A teacher at the school told me that this happened with this boy every summer.  However, after about three weeks, it would be back to business as usual—the same disobedience and defiance would again characterize the young man’s behavior.

What was the problem? It was not that this teen-ager was not sincere when he threw his fagot on the fire. It was not that he didn’t want to “follow” Jesus at that time. It was that the church, the school and his parents did not understand that trying to be sure he was “born again” was not something God had given them to do! That was God’s job alone, and He would do it at just the right time, according to His divine schedule, which was not necessarily on campfire night.

“But as many as received Him, to them He gave the right to become children of God, to those who believe in His name: who were born, not of blood (not by being born into a Christian family), nor of the will of the flesh (not by being “good”), nor of the will of man (not by “making a decision for Christ”), but of God” (John 1:12, 13).

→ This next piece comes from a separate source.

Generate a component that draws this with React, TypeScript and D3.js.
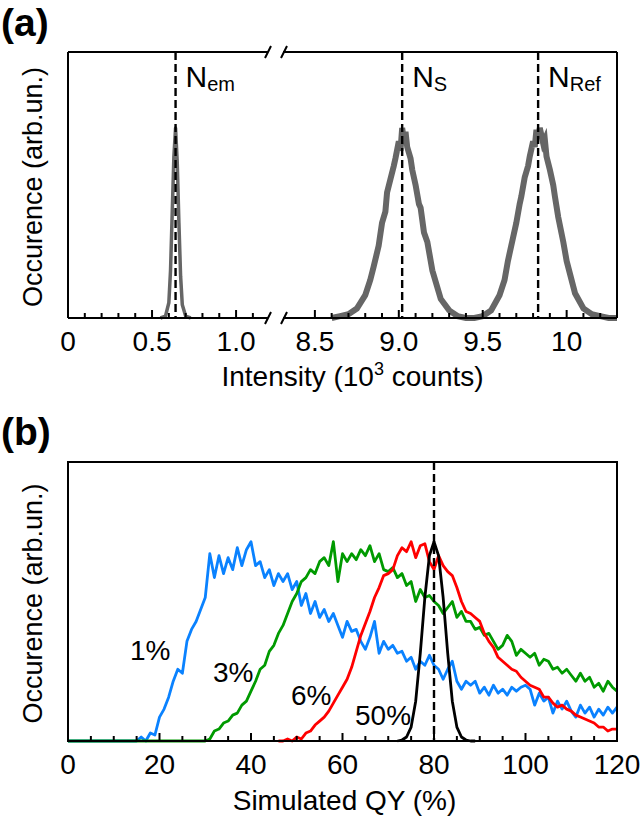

In other words, our children do not choose God, but God chooses them (John 15:14), and He gives them the faith to believe that He has already forgiven them completely at the cross, no matter the degree of their sin or the inconsistency of their attempts to be good (Ephesians 2:8, 9).

This is the gospel that wise, discerning parents keep ever before their children from infancy until they leave their care. God is not on the timetable we have set for our children’s conversion, and it is His job alone to bring genuine, spiritual life in His own time and in His own way.

In the meantime, our job as parents is to train and admonish our children faithfully and consistently as to their behavior according to the pattern God has laid out for us very clearly in His law in the Bible. It is God’s job alone, with no help from us, to deal with what they think and believe in their hearts.

By trying to do God’s job, and not focusing on their own, the parents in the example at my daughter’s school missed the opportunity to equip their child for life. He was a PK (“preacher’s kid”) and went to church every Sunday growing up, but he never acquired the life-skills that loving, biblical training and admonition can impart whether he was ever born again or not.

So, the first legitimate use of God’s law is as a fence to guard us from destroying ourselves. When the guarding function of God’s law is rejected or ignored, one can clearly see today what ensues. In our culture at large, and, specifically, in the family in America, even Christian families, the resulting wreckage is everywhere.